I will avoid toys that have batteries. Babies are entertained by tupperware and uncooked pasta.  Pulling kleenex out of a box is like the height of amusement.  Why do I need things that light up and sing songs? All wooden toys for me, thanks.  Not being a billionaire, however, means Melissa & Doug gets miiiiighty pricey after a while. Also, one look at my child’s face when he discovered the Fisher Price Baby Grand Piano, and it was all over.  For that kind of smile, I can almost forgive that horrible woman for singing “Can you hear the RHYTHM? Can you hear the BEAT?” to the tune of the fucking itsy bitsy spider.  I’m lying. I hate her.

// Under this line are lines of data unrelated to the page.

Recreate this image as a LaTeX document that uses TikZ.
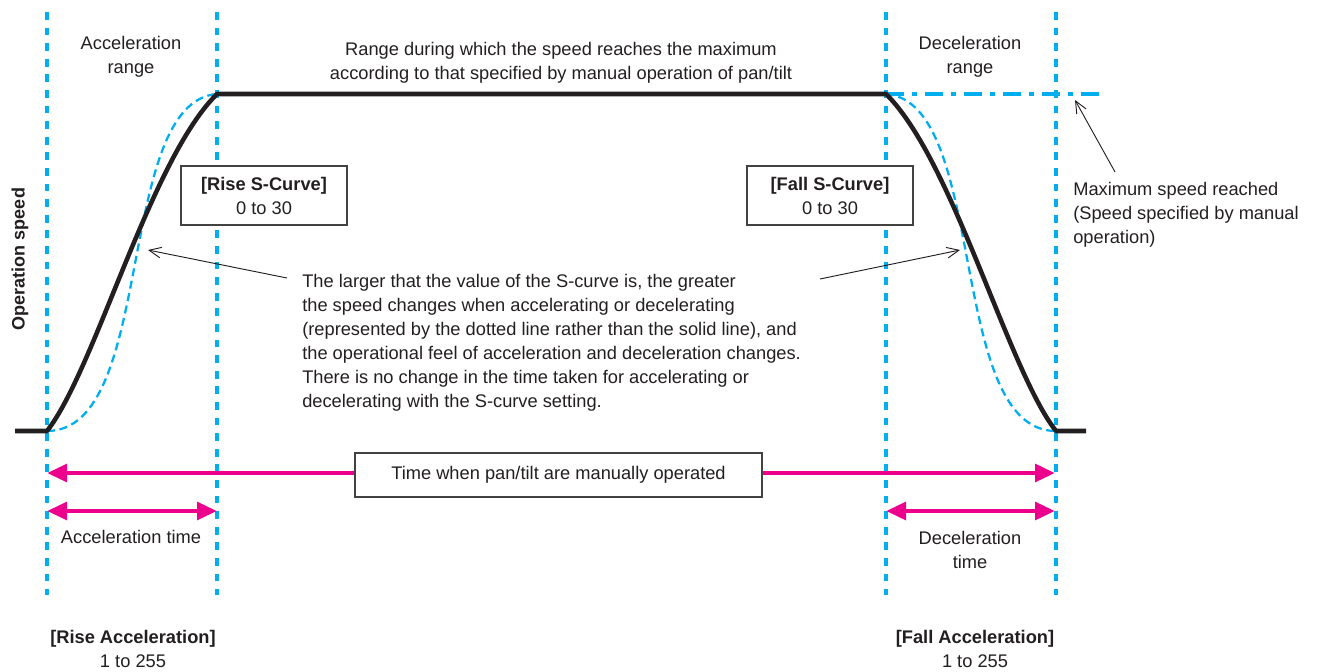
\documentclass[tikz,border=0pt]{standalone}
\usepackage{fontspec}
\setmainfont{Liberation Sans}
\usetikzlibrary{arrows.meta}
\definecolor{cy}{HTML}{00AEEF}
\definecolor{mg}{HTML}{EC008C}
\definecolor{tx}{HTML}{231F20}
\begin{document}
\begin{tikzpicture}[x=0.75pt,y=-0.75pt,
  font=\fontsize{13.7}{18}\selectfont, text=tx,
  guide/.style={cy, line width=3.6pt, dash pattern=on 5.8pt off 5.9pt},
  solidcurve/.style={tx, line width=3.4pt, line join=round},
  scurve/.style={cy, line width=1.7pt, dash pattern=on 6pt off 3.5pt},
  maxline/.style={cy, line width=3pt, dash pattern=on 13.5pt off 6pt on 3.8pt off 6pt},
  timearrow/.style={mg, line width=3.5pt, -{Triangle[length=15pt,width=13pt]}},
  timespan/.style={mg, line width=3.5pt, {Triangle[length=15pt,width=13pt]}-{Triangle[length=15pt,width=13pt]}},
  pointer/.style={tx, line width=0.7pt, -{Straight Barb[length=9pt,width=8pt]}},
  lbl/.style={align=center, inner sep=0pt},
  infobox/.style={draw=tx!85, line width=0.9pt, fill=white, align=center, inner sep=0pt}
]
\useasboundingbox (0,0) rectangle (1319,671);

% guide lines
\foreach \n/\x in {ga/47, gb/217, gc/886, gd/1056}{
  \coordinate (\n top) at (\x,12);
  \coordinate (\n bot) at (\x,595);
  \draw[guide] (\n top) -- (\n bot);
}

% curve points
\coordinate (s0) at (15,431);
\coordinate (a0) at (47,431);
\coordinate (a1) at (217,94);
\coordinate (d0) at (886,94);
\coordinate (d1) at (1056,431);
\coordinate (e1) at (1086,431);
\coordinate (mx) at (1105,94);

% maximum speed line
\draw[maxline] (d0) -- (mx);

% S-curves (dashed)
\draw[scurve] (a0) .. controls (157,431) and (114,102) .. (a1);
\draw[scurve] (d0) .. controls (989,102) and (946,431) .. (d1);

% solid profile
\draw[solidcurve] (s0) -- (a0) .. controls (95,370) and (150,160) .. (a1)
  -- (d0) .. controls (953,160) and (1008,370) .. (d1) -- (e1);

% texts
\node[lbl] (accr) at (131,57) {Acceleration\\range};
\node[lbl] (maxr) at (561,63) {Range during which the speed reaches the maximum\\according to that specified by manual operation of pan/tilt};
\node[lbl] (decr) at (970,57) {Deceleration\\range};

\node[infobox, minimum width=166*0.75pt, minimum height=59*0.75pt] (rbox) at (264,195.5) {\textbf{[Rise S-Curve]}\\0 to 30};
\node[infobox, minimum width=166*0.75pt, minimum height=59*0.75pt] (fbox) at (830,195.5) {\textbf{[Fall S-Curve]}\\0 to 30};

\node[lbl, rotate=90, font=\fontsize{13.5}{18}\selectfont\bfseries] (opsp) at (20,259) {Operation speed};

\node[inner sep=0pt, align=left, anchor=west] (note) at (302,343) {The larger that the value of the S-curve is, the greater\\the speed changes when accelerating or decelerating\\(represented by the dotted line rather than the solid line), and\\the operational feel of acceleration and deceleration changes.\\There is no change in the time taken for accelerating or\\decelerating with the S-curve setting.};

\node[inner sep=0pt, align=left, anchor=west] (maxs) at (1073,215) {Maximum speed reached\\(Speed specified by manual\\operation)};

% pointers
\coordinate (p1s) at (287,278);
\coordinate (p1e) at (148,250);
\coordinate (p2s) at (820,279);
\coordinate (p2e) at (960,250);
\coordinate (p3s) at (1115,172);
\coordinate (p3e) at (1075,100);
\draw[pointer] (p1s) -- (p1e);
\draw[pointer] (p2s) -- (p2e);
\draw[pointer] (p3s) -- (p3e);

% time arrows
\node[infobox, minimum width=407*0.75pt, minimum height=44*0.75pt] (tbox) at (558.5,475) {Time when pan/tilt are manually operated};
\coordinate (tl) at (47,473);
\coordinate (tr) at (1055,473);
\draw[timearrow] (tbox.west |- tl) -- (tl);
\draw[timearrow] (tbox.east |- tr) -- (tr);

\coordinate (al) at (47,511);
\coordinate (ar) at (217,511);
\coordinate (dl) at (886,511);
\coordinate (dr) at (1055,511);
\draw[timespan] (al) -- (ar);
\draw[timespan] (dl) -- (dr);

\node[lbl] (acct) at (131,537) {Acceleration time};
\node[lbl] (dect) at (970,550) {Deceleration\\time};

\node[lbl] (racc) at (133,649) {\textbf{[Rise Acceleration]}\\1 to 255};
\node[lbl] (facc) at (975,649) {\textbf{[Fall Acceleration]}\\1 to 255};
\end{tikzpicture}
\end{document}
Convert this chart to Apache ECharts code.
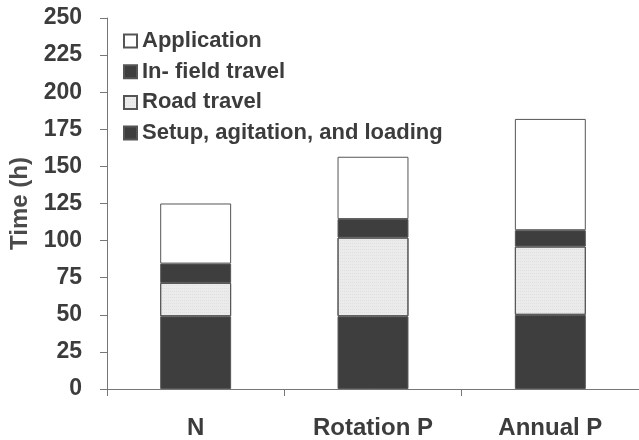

My baby will never, ever see TV.  We are still doing a solid job with this.  I hate the idea of him just staring at effing Dora and effing Boots (I can’t even believe I know that Boots is a thing), when he could be interacting with a living human.  This is not to say, however, that I don’t understand the urge.  Whereas before I thought my baby’s brain would remain unpolluted because I am a shining example of motherhood, now I have to fight the impulse several times a day to plop him down in front of the Real Housewives of Miami and make myself a martini.

I will use cloth diapers.  Sigh.  I’m bummed out about this.  I really, really wanted to do this one.  I did a ton of research, hounded my mommy friends who do it for reassurance that it was easy, and cheap, and totally doable.  All of which it is.  And I am SICK thinking about those awful diapers taking 500 years to biodegrade.  It kind of fills me with self-loathing.  Next kid, maybe.

I will do my best not to swear in front of the baby.  Yeah. Pretty sure we can all guess how well that’s going.  20 bucks says N is the first kid in his pre-school class to drop the f-bomb.

How about you?  What did you swear you’d never do that you totally went back on?